ルールを導入するためのベスト プラクティス
ルールを導入するための一般的なガイドラインを以下に示します。
- ルールを小さなバッチに分けて導入し、実際の環境でルールの動作を観察します。 すべての環境が同じではありません。メモリ使用量、アラートのボリューム、イベントの検出効率を元に、ルールを調整する必要があります。
- アラート通知を構成する前にルールをテストします。ルールのテストとチューニングが完了した後で初めて、アラート通知を構成します。これにより、ルールが予想外の動作をした場合に大量のアラートが生成されることを防ぎます。
- 導入プロセスの一部として、システムの稼働状態を監視します。ルールを導入するときは、導入プロセスの一部として、システムの稼働状態を監視します。[ヘルスモニタ]タブで、ESAでのメモリの合計使用率を表示できます。詳細については、「ESAのトラブルシューティング」の「ヘルスモニタの統計の表示」を参照してください。
システム稼働状態のベスト プラクティス
システムの稼働状態の一般的なガイドラインを以下に示します。
- 新しいルールを評価版ルールとしてセットアップします。新しいルールには、メモリの問題を引き起こす可能性があるという共通した問題があります。新しいルールを評価版ルールとしてセットアップすることで、これを防ぐことができます。構成されたメモリ閾値に達した場合、すべての評価版ルールが無効化され、システムがメモリを完全に消費するのを防ぎます。 評価版ルールの詳細については、「評価版ルールの使用」を参照してください。
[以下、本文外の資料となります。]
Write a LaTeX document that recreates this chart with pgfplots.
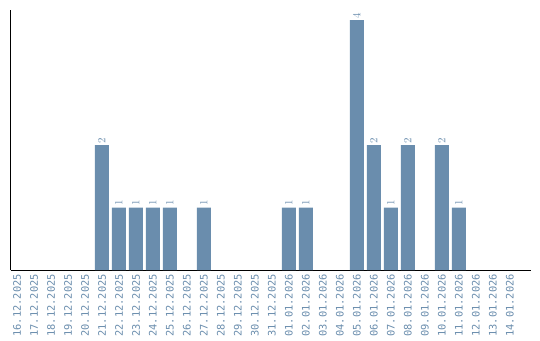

- ヘルスモニタ モジュールで閾値をセットアップしてメモリの使用量が多すぎる場合にアラートを生成します。ヘルスモニタ モジュールには、メモリの使用量を追跡するメトリックがあります。アラートと通知をセットアップして、これらの閾値を超えた場合にメールを送信するようにします。 表示できるメモリ統計の詳細については、「ESAのトラブルシューティング」の「ヘルスモニタの統計の表示」を参照してください。
- ヘルスモニタ モジュールでルールごとにメモリ メトリックを監視します。ヘルスモニタ モジュールでルールごとに推定メモリ使用量を表示できるようになりました。この情報を使用してルールで大量のメモリが使用されないようにすることができます。表示できるメモリ統計の詳細については、「ESAのトラブルシューティング」「ヘルスモニタの統計の表示」を参照してください。